DATA EXCERPT:
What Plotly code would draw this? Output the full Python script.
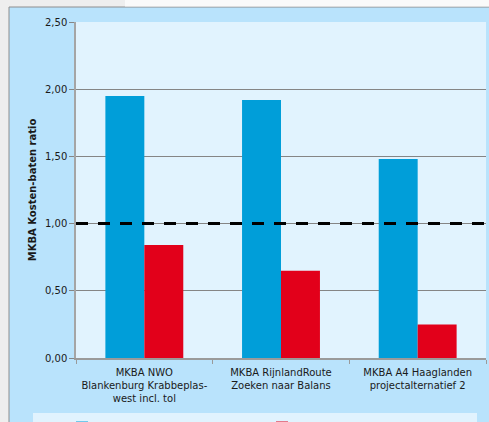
import plotly.graph_objects as go

# Projects (category labels) and the two benefit/cost ratios per project
categories = [
    "MKBA NWO<br>Blankenburg Krabbeplas-<br>west incl. tol",
    "MKBA RijnlandRoute<br>Zoeken naar Balans",
    "MKBA A4 Haaglanden<br>projectalternatief 2",
]
ratio_oei = [1.95, 1.92, 1.48]
ratio_alt = [0.84, 0.65, 0.25]
series_names = ["KB-ratio MKBA OEI", "KB-ratio MKBA LGS", "KB-ratio = 1"]
threshold = 1.0

y_ticks = [0, 0.5, 1.0, 1.5, 2.0, 2.5]
y_tick_text = ["0,00", "0,50", "1,00", "1,50", "2,00", "2,50"]

W, H = 489, 422
ML, MR, MT, MB = 76, 3, 22, 64
PW, PH = W - ML - MR, H - MT - MB


def px_x(x):
    return (x - ML) / PW


def px_y(y):
    return (H - MB - y) / PH


BLUE = "#009ed9"
RED = "#e2001a"
BOX = "#b9e3fc"
PLOT = "#e1f3fe"
GRID = "#858585"
FONT = "DejaVu Sans"

fig = go.Figure()
fig.add_trace(go.Bar(x=categories, y=ratio_oei, name=series_names[0],
                     marker=dict(color=BLUE, line=dict(width=0))))
fig.add_trace(go.Bar(x=categories, y=ratio_alt, name=series_names[1],
                     marker=dict(color=RED, line=dict(width=0))))
# break-even line across the full plot width
fig.add_trace(go.Scatter(x=[0, 1], y=[threshold, threshold], xaxis="x2",
                         mode="lines", name=series_names[2],
                         line=dict(color="black", width=3, dash="12px,10px")))

shapes = [
    # chart frame
    dict(type="rect", xref="paper", yref="paper", layer="below",
         x0=px_x(9), x1=px_x(W + 10), y0=px_y(H + 10), y1=px_y(7),
         fillcolor=BOX, line=dict(color="#8e8e8e", width=1)),
    # plot area background
    dict(type="rect", xref="paper", yref="paper", layer="below",
         x0=0, x1=1, y0=0, y1=1, fillcolor=PLOT, line=dict(width=0)),
    # legend panel
    dict(type="rect", xref="paper", yref="paper", layer="below",
         x0=px_x(33), x1=px_x(477), y0=px_y(H + 10), y1=px_y(413),
         fillcolor=PLOT, line=dict(width=0)),
    # light top strip of the page
    dict(type="rect", xref="paper", yref="paper", layer="below",
         x0=px_x(125), x1=px_x(W + 10), y0=px_y(6.5), y1=px_y(-5),
         fillcolor="#fafafa", line=dict(width=0)),
]

fig.update_layout(
    width=W, height=H,
    margin=dict(l=ML, r=MR, t=MT, b=MB, autoexpand=False),
    paper_bgcolor="#eeeeee",
    plot_bgcolor="rgba(0,0,0,0)",
    font=dict(family=FONT, size=10, color="#1a1a1a"),
    barmode="group",
    bargap=0.43,
    bargroupgap=0,
    shapes=shapes,
    showlegend=True,
    legend=dict(orientation="h", x=px_x(62), xanchor="left",
                y=px_y(413), yanchor="top", bgcolor="rgba(0,0,0,0)",
                font=dict(size=10, color="#1a1a1a"),
                entrywidth=155, entrywidthmode="pixels"),
    xaxis=dict(showline=True, linecolor="#9a9a9a", linewidth=1.5,
               ticks="outside", tickson="boundaries", ticklen=4,
               tickcolor="#9a9a9a", showgrid=False, ticklabelstandoff=4,
               tickfont=dict(size=10, color="#1a1a1a")),
    xaxis2=dict(overlaying="x", range=[0, 1], visible=False),
    yaxis=dict(range=[0, 2.5], tickvals=y_ticks, ticktext=y_tick_text,
               showgrid=True, gridcolor=GRID, gridwidth=1,
               showline=True, linecolor="#a5a5a5", linewidth=1.5,
               ticks="outside", ticklen=5, tickcolor=GRID,
               zeroline=False,
               tickfont=dict(size=10, color="#1a1a1a"),
               title=dict(text="<b>MKBA Kosten-baten ratio</b>", standoff=6,
                          font=dict(size=10, color="#1a1a1a"))),
)

fig.write_html("out.html")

WORK TO BE COMPLETED: Repeat the lines above, starting at the first and stopping after the line that holds "import plotly.graph_objects as go", with the pictures left out.

ANSWER IN FULL:
What Plotly code would draw this? Output the full Python script.
import plotly.graph_objects as go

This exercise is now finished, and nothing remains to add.